A study of the importance of education and cost incentives on individual food choices at the harvard school of public health cafeteria.
Sommaire de l'article
To investigate the importance of cost and awareness of health- or disease-promoting properties of foods and meals for choices by customers of a cafeteria.
A non-randomized intervention study.
A medium size cafeteria in the Harvard School of Public Health.
Customers of the cafeteria mainly consisting of public health students, faculty, and school staff and workers from the medical campus.
The purchase of healthy foods and dishes was subsidized and their prices reduced by 20%. This promotion was accompanied by the distribution of educational material.
MAIN OUTCOME MEASURES:
Change in consumption of healthy and less healthy foods. Analysis: The geometric mean was used to calculate the change in consumption.

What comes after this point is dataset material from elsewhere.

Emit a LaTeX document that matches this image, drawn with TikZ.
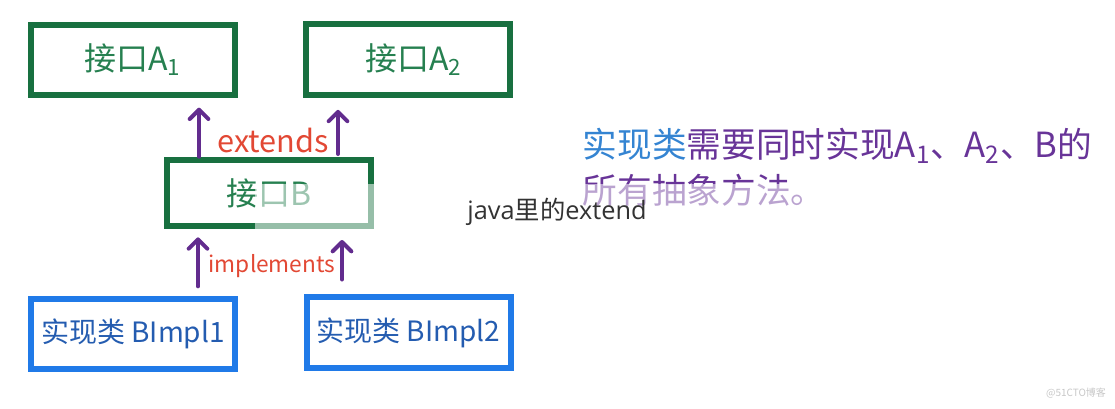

During the intervention, we observed a 6% increase in the consumption of healthy foods (95% confidence interval [CI]; 5% to 8%), and a 2% decline in the consumption of less-healthy foods (95% CI; -1% to -4%). After the prices returned to their original levels, the consumption of healthy foods increased further to 17% (95% CI; 13% to 20%) and a 2% decline in the consumption of less-healthy foods (95% CI; % 1 to -5%) persisted.
Subsidizing healthful meals and educating consumers about the importance of a healthy diet can result in a modest increase in the selection of healthy foods and meals that can be maintained beyond the periods of subsidy and promotion.